Jahrelang wurde Pinochet selbst dann noch hofiert – die Labour-Regierung
hat ihm bei seinen Besuchen einen VIP-Status eingeräumt! Bei seinem
aktuellen Besuch ist Pinochet als Vertreter einer Waffenfirma nach London
gekommen um Waffen zu kaufen – das Außenministerium hatte seine Sicherheit
garantiert.

Heuchelei

Jetzt endlich gibt es einen Haftbefehl gegen Pinochet. Aber
warum zögert Tony Blair, den Massenmörder vor Gericht zu stellen?
Alle Welt redet von der neuen ethischen Außenpolitik, von der Verantwortung
der westlichen Demokratien für die Menschenrechte in aller Welt. Aber
diejenigen, die am lautesten nach Tornado-Einsätzen gegen Serben rufen
und Raketenangriffe auf Irak, Sudan und Afghanistan befürworten –
die US-Regierung, bürgerliche Presse und Konservative in England –
machen jetzt Druck, um Pinochet vor dem Gefängnis zu bewahren. Warum
wird hier mit zweierlei Maß gemessen? Der Putsch war, wie der spanische
Generalstaatsanwalt Jesús Cardenal meint, lediglich die "vorübergehende
Aussetzung der verfassungsmäßigen Ordnung zu dem Zweck, die
Unzulänglichkeiten dieser Ordnung zu beseitigen und den öffentlichen
Frieden wieder herzustellen." Allendes Regierung, die Pinochet ermorden
ließ, sei zwar demokratisch gewählt gewesen, aber sie hätte,
wie der Daily Mirror anmerkt, "eine Serie von Maßnahmen durchgeführt,
die weder in ihrem Wahlprogramm standen, noch der Verfassung entsprechen.

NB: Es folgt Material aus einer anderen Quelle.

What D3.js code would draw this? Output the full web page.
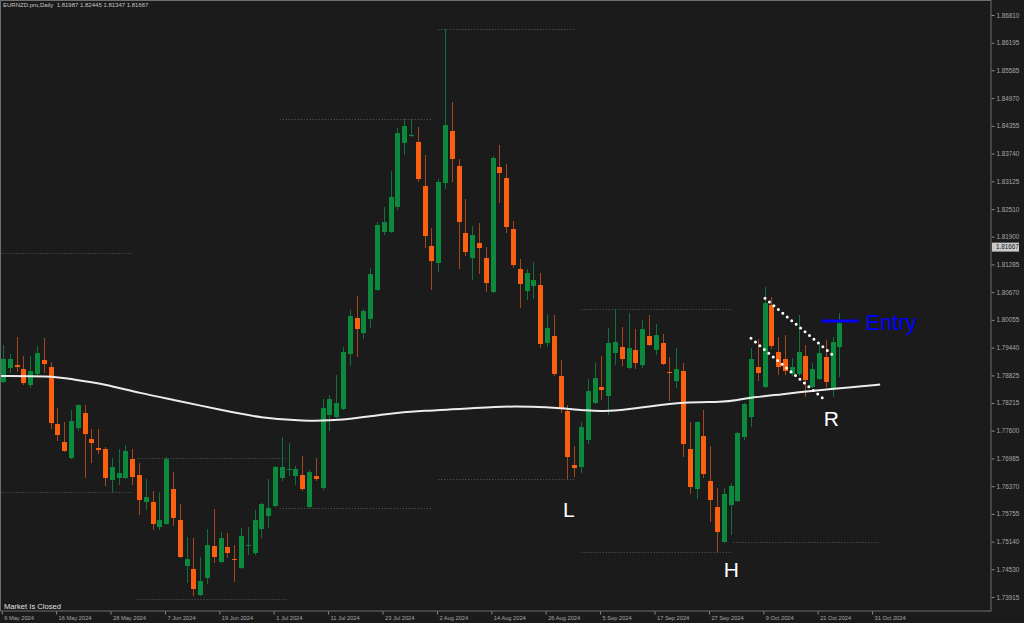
<!DOCTYPE html>
<html><head><meta charset="utf-8">
<script src="https://cdn.jsdelivr.net/npm/d3@7"></script>
<style>body{margin:0;background:#1b1b1b}svg{display:block}</style>
</head><body>
<svg id="c" width="1024" height="623"></svg>
<script>
// ---- data ----
const symbolTitle = "EURNZD.pro,Daily  1.81987 1.82445 1.81347 1.81667";
const lastPrice = 1.81667;
const open = [
1.78678,1.78988,1.79054,1.78966,1.78611,1.78855,1.79165,1.79010,1.77747,1.77349,
1.76994,1.77658,1.77991,1.77415,1.77216,1.77193,1.76507,1.76551,1.76551,1.76972,
1.76617,1.76020,1.76020,1.75465,1.75532,1.76307,1.75620,1.74601,1.74535,1.73959,
1.74336,1.75044,1.74690,1.75022,1.74756,1.74557,1.75044,1.74889,1.75421,1.75709,
1.75931,1.76551,1.76728,1.76595,1.76617,1.75908,1.76595,1.76330,1.77947,1.77902,
1.78080,1.79298,1.80096,1.79764,1.80074,1.80716,1.82002,1.82002,1.82556,1.83974,
1.84129,1.83996,1.83021,1.81691,1.81315,1.83087,1.84240,1.83464,1.81980,1.81426,
1.81758,1.81426,1.80672,1.83442,1.83198,1.82068,1.81182,1.80694,1.80805,1.80827,
1.79542,1.79697,1.78811,1.78035,1.76839,1.76795,1.77393,1.78213,1.78567,1.78368,
1.79321,1.79454,1.78988,1.79387,1.79054,1.79697,1.79387,1.79542,1.78900,1.78700,
1.78922,1.77193,1.76307,1.77482,1.76485,1.75908,1.75133,1.75953,1.76041,1.77459,
1.77902,1.79010,1.78567,1.80384,1.79343,1.79188,1.78855,1.78855,1.79254,1.78567,
1.78744,1.79232,1.78523,1.79454];
const high = [
1.79498,1.79298,1.79675,1.79254,1.79254,1.79476,1.79653,1.79121,1.78102,1.77792,
1.78058,1.78190,1.78168,1.77636,1.77636,1.77238,1.76994,1.77193,1.77282,1.77193,
1.76883,1.76529,1.76263,1.76241,1.77016,1.76684,1.75975,1.75244,1.75222,1.74801,
1.75421,1.75864,1.75355,1.75333,1.75067,1.75443,1.75465,1.75842,1.75997,1.76529,
1.76817,1.77459,1.77326,1.76817,1.77039,1.76728,1.76994,1.78301,1.78390,1.78833,
1.79454,1.80273,1.80584,1.80295,1.81204,1.82223,1.82556,1.83353,1.84306,1.84505,
1.84505,1.84328,1.83708,1.82090,1.83176,1.86499,1.84882,1.83619,1.82733,1.82135,
1.82201,1.81669,1.83686,1.83929,1.83508,1.82245,1.81404,1.81182,1.81337,1.81093,
1.80185,1.80163,1.79165,1.78168,1.77260,1.77792,1.78744,1.79121,1.79254,1.79874,
1.80295,1.79897,1.80207,1.79852,1.80052,1.80163,1.79963,1.79741,1.79232,1.79432,
1.79099,1.77792,1.77814,1.78058,1.77260,1.76330,1.76330,1.76440,1.77570,1.78213,
1.79432,1.79631,1.80783,1.80561,1.79675,1.79719,1.79210,1.80163,1.79498,1.79099,
1.79498,1.79609,1.79675,1.80207];
const low = [
1.78656,1.78878,1.78900,1.78611,1.78545,1.78811,1.78878,1.77636,1.77371,1.77127,
1.76972,1.77592,1.76551,1.76883,1.77083,1.76374,1.76241,1.76396,1.76529,1.76396,
1.75731,1.75842,1.75399,1.75399,1.75510,1.75487,1.74778,1.74225,1.73937,1.73937,
1.74202,1.74668,1.74668,1.74778,1.74247,1.74535,1.74845,1.74845,1.75222,1.75443,
1.75908,1.76485,1.76595,1.76396,1.76263,1.75886,1.76485,1.76285,1.77592,1.77880,
1.78058,1.79032,1.79232,1.79631,1.79874,1.80694,1.81935,1.81980,1.82489,1.83708,
1.84107,1.83109,1.81647,1.80716,1.81115,1.82954,1.83109,1.81182,1.81470,1.80938,
1.81071,1.80672,1.80650,1.82644,1.81980,1.81204,1.80318,1.80495,1.80517,1.79432,
1.79454,1.78811,1.77991,1.76529,1.76573,1.76662,1.77304,1.78190,1.78279,1.77947,
1.79054,1.79032,1.78966,1.78966,1.78988,1.79476,1.79276,1.79054,1.78257,1.78545,
1.77016,1.76197,1.76086,1.76551,1.75576,1.74911,1.75111,1.75288,1.76020,1.77393,
1.77681,1.78700,1.78545,1.79409,1.78833,1.78833,1.78811,1.78811,1.78346,1.78545,
1.78722,1.78567,1.78346,1.78789];
const close = [
1.79188,1.79188,1.79010,1.78656,1.78922,1.79321,1.79077,1.77769,1.77504,1.77149,
1.77814,1.78168,1.77526,1.77326,1.77171,1.76551,1.76795,1.76662,1.77149,1.76573,
1.76064,1.76130,1.75532,1.75620,1.76972,1.75665,1.74801,1.74756,1.74092,1.74269,
1.75067,1.74801,1.75222,1.74889,1.74734,1.75266,1.75067,1.75620,1.75975,1.75886,
1.76795,1.76795,1.76750,1.76750,1.76307,1.76684,1.76529,1.78102,1.78301,1.78213,
1.79343,1.80140,1.79852,1.80251,1.81071,1.82157,1.82223,1.82777,1.84195,1.84350,
1.84151,1.83176,1.81913,1.81359,1.83109,1.84372,1.83619,1.82223,1.81558,1.81935,
1.81647,1.80871,1.83641,1.83309,1.82113,1.81270,1.80849,1.81093,1.80938,1.79520,
1.79874,1.78855,1.78102,1.77016,1.76772,1.77681,1.78478,1.78767,1.78501,1.79542,
1.79564,1.79188,1.79432,1.79099,1.79852,1.79498,1.79719,1.79077,1.78878,1.78966,
1.77304,1.76352,1.77792,1.76640,1.76064,1.75355,1.76197,1.76374,1.77548,1.78190,
1.79188,1.78878,1.80428,1.79476,1.79010,1.78922,1.79010,1.79343,1.78722,1.78966,
1.79321,1.78678,1.79564,1.79985];

// moving average (bar index, value)
const maIdx = [-0.5,7,10,15,20,26,32,38,44,50,56,62,68,72,78,82,86,88,92,95,100,106,108,110,115,118,122,125,129];
const maVal = [1.78811,1.78811,1.78744,1.78634,1.78434,1.78257,1.78058,1.77880,1.77814,1.77825,1.77969,1.78047,1.78080,1.78135,1.78135,1.78102,1.78047,1.78024,1.78069,1.78135,1.78235,1.78235,1.78279,1.78335,1.78412,1.78468,1.78523,1.78567,1.78622];

// period high / low dotted levels
const hlStart = [-0.2, 19.8, 40.7, 64.0, 85.1, 107.4];
const hlEnd   = [19.0, 41.9, 63.2, 84.1, 107.2, 129.0];
const hlHigh  = [1.81536, 1.76994, 1.84505, 1.86499, 1.80295, null];
const hlLow   = [1.76241, 1.73870, 1.75886, 1.76529, 1.74911, 1.75133];

// axis ticks
const yTickValues = [1.86810,1.86195,1.85585,1.84970,1.84355,1.83740,1.83125,1.82510,1.81900,1.81285,1.80670,1.80055,1.79440,1.78825,1.78215,1.77600,1.76985,1.76370,1.75755,1.75140,1.74530,1.73915];
const yTickLabels = yTickValues.map(v => v.toFixed(5));
const xTickIdx = [0,8,16,24,32,40,48,56,64,72,80,88,96,104,112,120,128];
const xTickLabels = ["6 May 2024","16 May 2024","28 May 2024","7 Jun 2024","19 Jun 2024","1 Jul 2024","11 Jul 2024","23 Jul 2024","2 Aug 2024","14 Aug 2024","26 Aug 2024","5 Sep 2024","17 Sep 2024","27 Sep 2024","9 Oct 2024","21 Oct 2024","31 Oct 2024"];

// annotations
const channelLines = [ [[112.06,1.80533],[122.5,1.79217]], [[110.0,1.79647],[120.5,1.78324]] ];
const entryLine = {from:120.4, to:125.8, price:1.80029, label:"Entry"};
const letterLabels = ["L","H","R"];
const letterIdx = [83.2,107.1,121.8];
const letterPrice = [1.75687,1.74358,1.77703];

// ---- drawing ----
const svg = d3.select("#c");
const plotR = 991, plotB = 611;
const x = d3.scaleLinear().domain([0,128]).range([3, 873.4]);
const y = d3.scaleLinear().domain([1.86810,1.73915]).range([15,597]);

svg.append("rect").attr("width",1024).attr("height",623).attr("fill","#1b1b1b");
svg.append("defs").append("clipPath").attr("id","clip")
  .append("rect").attr("x",1).attr("y",1).attr("width",plotR-1).attr("height",plotB-1);
const g = svg.append("g").attr("clip-path","url(#clip)");

// period levels
const hl = [];
hlStart.forEach((s,i)=>{
  if(hlHigh[i]!=null) hl.push({s, e:hlEnd[i], v:hlHigh[i]});
  if(hlLow[i]!=null) hl.push({s, e:hlEnd[i], v:hlLow[i]});
});
g.selectAll("line.hl").data(hl).join("line").attr("class","hl")
  .attr("x1",d=>x(d.s)).attr("x2",d=>x(d.e))
  .attr("y1",d=>Math.round(y(d.v))+0.5).attr("y2",d=>Math.round(y(d.v))+0.5)
  .attr("stroke","#5c5c5c").attr("stroke-width",1).attr("stroke-dasharray","1,2");

// candles
const bars = open.map((o,i)=>({i,o,h:high[i],l:low[i],c:close[i]}));
const cg = g.append("g");
cg.selectAll("line.wick").data(bars).join("line").attr("class","wick")
  .attr("x1",d=>Math.round(x(d.i))+0.5).attr("x2",d=>Math.round(x(d.i))+0.5)
  .attr("y1",d=>y(d.h)).attr("y2",d=>y(d.l))
  .attr("stroke",d=>d.c>=d.o?"#137038":"#a5461b").attr("stroke-width",1);
cg.selectAll("rect.body").data(bars).join("rect").attr("class","body")
  .attr("x",d=>Math.round(x(d.i))-2).attr("width",5)
  .attr("y",d=>y(Math.max(d.o,d.c)))
  .attr("height",d=>Math.max(1,Math.abs(y(d.o)-y(d.c))))
  .attr("fill",d=>d.c>=d.o?"#0b8a3d":"#fb6010");

// moving average
const maPts = maIdx.map((m,i)=>[m,maVal[i]]);
g.append("path").datum(maPts)
  .attr("d", d3.line().x(d=>x(d[0])).y(d=>y(d[1])).curve(d3.curveBasis))
  .attr("fill","none").attr("stroke","#ececec").attr("stroke-width",2);

// channel dotted lines
g.selectAll("line.ch").data(channelLines).join("line").attr("class","ch")
  .attr("x1",d=>x(d[0][0])).attr("y1",d=>y(d[0][1]))
  .attr("x2",d=>x(d[1][0])).attr("y2",d=>y(d[1][1]))
  .attr("stroke","#ffffff").attr("stroke-width",3)
  .attr("stroke-linecap","round").attr("stroke-dasharray","0,5.8");

// entry
g.append("line").attr("x1",x(entryLine.from)).attr("x2",x(entryLine.to))
  .attr("y1",y(entryLine.price)).attr("y2",y(entryLine.price))
  .attr("stroke","#0000ff").attr("stroke-width",3);
g.append("text").attr("x",x(entryLine.to)+7).attr("y",y(entryLine.price)+9)
  .attr("font-family","Liberation Sans, Arial, sans-serif").attr("font-size",22)
  .attr("fill","#0000ff").text(entryLine.label);

// letters
g.selectAll("text.lt").data(letterLabels).join("text").attr("class","lt")
  .attr("x",(d,i)=>x(letterIdx[i])).attr("y",(d,i)=>y(letterPrice[i]))
  .attr("text-anchor","middle").attr("font-family","Liberation Sans, Arial, sans-serif")
  .attr("font-size",21).attr("fill","#ffffff").text(d=>d);

// frame
svg.append("rect").attr("x",0.5).attr("y",0.5).attr("width",plotR-0.5).attr("height",plotB-0.5)
  .attr("fill","none").attr("stroke","#6e6e6e").attr("stroke-width",1);

// y axis
const ya = svg.append("g").attr("transform",`translate(${plotR+0.5},0)`)
  .call(d3.axisRight(y).tickValues(yTickValues).tickFormat((d,i)=>yTickLabels[i]).tickSize(3).tickPadding(2));
ya.select(".domain").remove();
ya.selectAll("line").attr("stroke","#8a8a8a");
ya.selectAll("text").attr("fill","#a6a6a6").attr("font-size",6.3)
  .attr("font-family","Liberation Sans, Arial, sans-serif");

// last price box
const lp = y(lastPrice);
svg.append("rect").attr("x",plotR+1).attr("y",lp-4.5).attr("width",27).attr("height",9).attr("fill","#c9c9c9");
svg.append("text").attr("x",plotR+5).attr("y",lp+2.2).attr("font-size",6.3)
  .attr("font-family","Liberation Sans, Arial, sans-serif").attr("fill","#1b1b1b")
  .text(lastPrice.toFixed(5));

// x axis
const xa = svg.append("g").attr("transform",`translate(-1.3,${plotB+0.5})`)
  .call(d3.axisBottom(x).tickValues(xTickIdx).tickFormat((d,i)=>xTickLabels[i]).tickSize(3));
xa.select(".domain").remove();
xa.selectAll("line").attr("stroke","#8a8a8a");
xa.selectAll("text").attr("fill","#a6a6a6").attr("font-size",5.7)
  .attr("font-family","Liberation Sans, Arial, sans-serif")
  .attr("text-anchor","start").attr("x",2).attr("y",8.5).attr("dy",0);

// title & status
svg.append("text").attr("x",3).attr("y",7).attr("font-size",6)
  .attr("font-family","Liberation Sans, Arial, sans-serif").attr("fill","#c4c4c4")
  .attr("xml:space","preserve").style("white-space","pre").text(symbolTitle);
svg.append("text").attr("x",4).attr("y",609).attr("font-size",7.6)
  .attr("font-family","Liberation Sans, Arial, sans-serif").attr("fill","#e2e2e2")
  .text("Market Is Closed");
</script>
</body></html>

Land wurde beschlagnahmt und Betriebe verstaatlicht." Deswegen sei
der Putsch gerechtfertigt gewesen. Pinochet hat die US-Investitionen und
die Unternehmerinteressen geschützt, englische Waffen gekauft und
Thatchers Falklandkrieg unterstützt. Und anders, als zum Beispiel
Saddam Hussein, hat Pinochet nie versucht, eigene Interessen gegen die
USA durchzusetzen – das ist der Grund für die unterschiedliche Behandlung.
Dabei ist Pinochet genauso ein Verbrecher, wie Tudjman, Milosevic oder
Hussein. Aber in der Außenpolitik geht es nicht um Menschenrechte,
Demokratie oder Gerechtigkeit – es geht den Herrschenden immer nur um ihre
Interessen. Deswegen war zu Redaktionsschluß dieser Zeitung war noch
fraglich, ob Pinochet vor Gericht und ins Gefängnis kommt oder nicht.